Recently, people have shown that large-scale pre-training from internet-scale
data is the key to building generalist models, as witnessed in NLP. To build
embodied generalist agents, we and many other researchers hypothesize that such
foundation prior is also an indispensable component. However, it is unclear
what is the proper concrete form to represent those embodied foundation priors
and how they should be used in the downstream task. In this paper, we propose
an intuitive and effective set of embodied priors that consist of foundation
policy, value, and success reward. The proposed priors are based on the
goal-conditioned MDP. To verify their effectiveness, we instantiate an
actor-critic method assisted by the priors, called Foundation Actor-Critic
(FAC). We name our framework as Foundation Reinforcement Learning (FRL), since
it completely relies on embodied foundation priors to explore, learn and
reinforce. The benefits of FRL are threefold. (1) Sample efficient.
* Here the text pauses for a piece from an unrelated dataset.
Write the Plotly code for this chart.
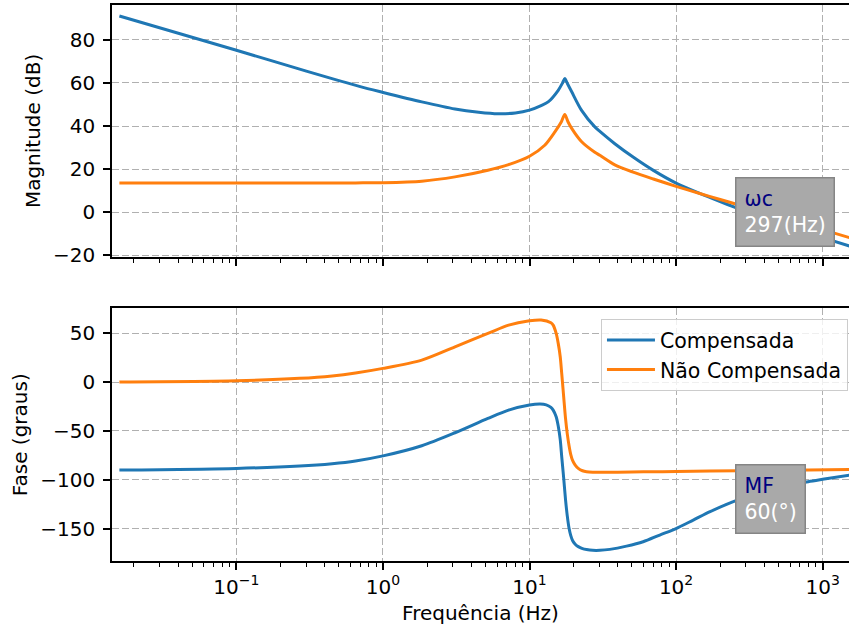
import math
import plotly.graph_objects as go

# ---------------- data ----------------
freq_mag_comp = [0.0159, 0.1, 0.3, 0.69, 1.0, 1.84, 3.1, 4.5, 6.1, 8.0, 10.0, 12.0, 13.4,
                 15.7, 16.8, 17.4, 18.2, 19.4, 22.6, 27.9, 30.2, 38.2, 50.9, 70.0, 100.0,
                 145.0, 200.0, 258.0, 297.0, 400.0, 500.0, 700.0, 1000.0, 1591.0]
mag_comp = [91.1, 75.2, 65.5, 58.4, 55.6, 51.2, 47.9, 46.4, 45.7, 46.1, 47.4, 49.5, 51.2,
            56.6, 60.0, 62.1, 59.5, 55.9, 47.4, 39.6, 37.5, 31.8, 25.6, 19.4, 13.5,
            8.7, 4.9, 2.0, 0.4, -2.8, -5.1, -8.4, -11.8, -16.1]

freq_mag_unc = [0.0159, 0.65, 1.0, 1.84, 3.1, 5.2, 7.2, 10.0, 12.7, 14.9, 16.5, 17.4, 18.3,
                19.4, 22.6, 27.9, 30.2, 38.2, 50.9, 70.0, 100.0, 145.0, 200.0, 258.0,
                400.0, 500.0, 700.0, 1000.0, 1591.0]
mag_unc = [13.5, 13.6, 13.7, 14.4, 16.4, 19.5, 22.1, 26.0, 31.1, 37.3, 42.0, 45.4, 42.0,
           38.9, 32.8, 27.8, 26.4, 22.0, 18.6, 15.4, 12.0, 8.7, 5.9, 3.7,
           -0.2, -2.1, -5.0, -8.1, -12.2]

freq_ph_comp = [0.0159, 0.1, 0.27, 0.45, 0.65, 1.0, 1.84, 3.1, 5.2, 7.2, 10.0, 11.8, 13.0, 14.0,
                14.5, 15.2, 15.7, 16.2, 16.6, 17.1, 17.6, 18.1, 18.6, 19.1, 19.7, 20.5,
                21.5, 23.0, 24.5, 27.0, 30.2, 35.3, 45.9, 59.6, 77.4, 100.0, 131.0, 170.6,
                221.0, 259.0, 297.0, 400.0, 500.0, 650.0, 798.0, 1000.0, 1591.0]
ph_comp = [-90.1, -88.4, -86.0, -83.6, -80.8, -75.6, -65.2, -51.9, -37.2, -28.7, -23.5, -22.5, -23.3, -25.9,
           -28.7, -35.5, -45.0, -59.0, -77.0, -98.0, -120.0, -137.0, -149.5, -157.0, -162.5, -166.0,
           -168.5, -170.5, -171.5, -172.3, -172.3, -171.3, -168.0, -163.5, -156.6, -150.0, -141.3, -132.7,
           -125.2, -121.2, -118.5, -112.0, -108.3, -104.7, -102.0, -99.6, -94.9]

freq_ph_unc = [0.0159, 0.1, 0.27, 0.45, 0.65, 1.0, 1.84, 3.1, 5.2, 7.2, 10.0, 12.0, 14.0, 14.5,
               15.2, 15.7, 16.2, 16.6, 17.1, 17.6, 18.1, 18.6, 19.1, 19.7, 20.5, 21.5,
               23.0, 24.5, 27.0, 30.0, 40.0, 60.0, 100.0, 270.0, 800.0, 1591.0]
ph_unc = [0.1, 1.4, 3.8, 6.3, 9.3, 14.0, 22.5, 36.1, 49.8, 58.3, 62.7, 63.5, 60.7, 58.3,
          49.8, 39.6, 25.9, 8.0, -15.0, -37.0, -53.0, -65.0, -74.0, -80.5, -85.0, -88.4,
          -90.8, -91.8, -92.3, -92.4, -92.4, -91.9, -91.6, -90.8, -90.0, -89.6]

x_tickvals = [0.1, 1, 10, 100, 1000]
x_ticktext = ["10<sup>\u22121</sup>", "10<sup>0</sup>", "10<sup>1</sup>", "10<sup>2</sup>", "10<sup>3</sup>"]
mag_tickvals = [-20, 0, 20, 40, 60, 80]
mag_ticktext = ["\u221220", "0", "20", "40", "60", "80"]
ph_tickvals = [-150, -100, -50, 0, 50]
ph_ticktext = ["\u2212150", "\u2212100", "\u221250", "0", "50"]

wc_hz = 297
mf_deg = 60
mf_phase = -180 + mf_deg

BLUE = "#1f77b4"
ORANGE = "#ff7f0e"
FONT = "DejaVu Sans"
FS = 20

line_kw = dict(width=3, shape="spline", smoothing=0.8)

fig = go.Figure()
fig.add_trace(go.Scatter(x=freq_mag_comp, y=mag_comp, mode="lines", name="Compensada",
                         line=dict(line_kw, color=BLUE), xaxis="x", yaxis="y", showlegend=False))
fig.add_trace(go.Scatter(x=freq_mag_unc, y=mag_unc, mode="lines", name="Não Compensada",
                         line=dict(line_kw, color=ORANGE), xaxis="x", yaxis="y", showlegend=False))
fig.add_trace(go.Scatter(x=freq_ph_comp, y=ph_comp, mode="lines", name="Compensada",
                         line=dict(line_kw, color=BLUE), xaxis="x2", yaxis="y2"))
fig.add_trace(go.Scatter(x=freq_ph_unc, y=ph_unc, mode="lines", name="Não Compensada",
                         line=dict(line_kw, color=ORANGE), xaxis="x2", yaxis="y2"))

xcommon = dict(type="log", range=[-1.849, 3.18], showline=True, linecolor="black", linewidth=1.6,
               mirror=True, ticks="outside", ticklen=7, tickwidth=1.6, tickcolor="black",
               tickmode="array", tickvals=x_tickvals, ticktext=x_ticktext,
               showgrid=True, gridcolor="#b0b0b0", gridwidth=1.2, griddash="7px,3px",
               zeroline=False,
               minor=dict(ticks="outside", ticklen=4, tickwidth=1.2, tickcolor="black",
                          dtick="D1", showgrid=False),
               tickfont=dict(family=FONT, size=FS, color="black"))
ycommon = dict(showline=True, linecolor="black", linewidth=1.6, mirror=False,
               ticks="outside", ticklen=7, tickwidth=1.6, tickcolor="black",
               showgrid=True, gridcolor="#b0b0b0", gridwidth=1.2, griddash="7px,3px",
               zeroline=False, tickmode="array", ticklabelstandoff=4,
               tickfont=dict(family=FONT, size=FS, color="black"))

fig.update_layout(
    width=849, height=630,
    margin=dict(l=112, r=0, t=5, b=69),
    paper_bgcolor="white", plot_bgcolor="white",
    font=dict(family=FONT, size=FS, color="black"),
    xaxis=dict(xcommon, domain=[0, 1], anchor="y", showticklabels=False, matches="x2"),
    xaxis2=dict(xcommon, domain=[0, 1], anchor="y2",
                title=dict(text="Frequência (Hz)", standoff=8,
                           font=dict(family=FONT, size=FS, color="black"))),
    yaxis=dict(ycommon, domain=[0.547, 1], anchor="x", range=[-20.75, 96.2],
               tickvals=mag_tickvals, ticktext=mag_ticktext,
               title=dict(text="Magnitude (dB)", standoff=7,
                          font=dict(family=FONT, size=FS, color="black"))),
    yaxis2=dict(ycommon, domain=[0, 0.4543], anchor="x2", range=[-183.2, 75.4],
                tickvals=ph_tickvals, ticktext=ph_ticktext,
                title=dict(text="Fase (graus)", standoff=7,
                           font=dict(family=FONT, size=FS, color="black"))),
    legend=dict(x=0.9986, xanchor="right", y=0.435, yanchor="top",
                bgcolor="rgba(255,255,255,0.8)", bordercolor="#cccccc", borderwidth=1,
                font=dict(family=FONT, size=20.5, color="black"), tracegroupgap=0,
                itemwidth=48),
    showlegend=True,
)

box = dict(showarrow=False, xanchor="left", yanchor="middle", align="left", xshift=-10,
           bgcolor="#a9a9a9", bordercolor="#858585", borderwidth=1.5, borderpad=8,
           font=dict(family=FONT, size=20.5, color="white"))
fig.add_annotation(box, x=math.log10(wc_hz), y=0, xref="x", yref="y",
                   text=f"<span style='color:#000080'>ωc</span><br>{wc_hz}(Hz)")
fig.add_annotation(box, x=math.log10(wc_hz), y=mf_phase, xref="x2", yref="y2",
                   text=f"<span style='color:#000080'>MF</span><br>{mf_deg}(°)")

fig.write_html("out.html", config={"displayModeBar": False},
               post_script="document.body.style.margin='0';document.body.style.overflow='hidden';")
With
foundation priors, FAC learns significantly faster than traditional RL. Our
evaluation on the Meta-World has proved that FAC can achieve 100% success rates
for 7/8 tasks under less than 200k frames, which outperforms the baseline
method with careful manual-designed rewards under 1M frames. (2) Robust to
noisy priors. Our method tolerates the unavoidable noise in embodied foundation
models. We show that FAC works well even under heavy noise or quantization
errors. (3) Minimal human intervention: FAC completely learns from the
foundation priors, without the need of human-specified dense reward, or
providing teleoperated demos. Thus, FAC can be easily scaled up. We believe our
FRL framework could enable the future robot to autonomously explore and learn
without human intervention in the physical world. In summary, our proposed FRL
is a novel and powerful learning paradigm, towards achieving embodied
generalist agents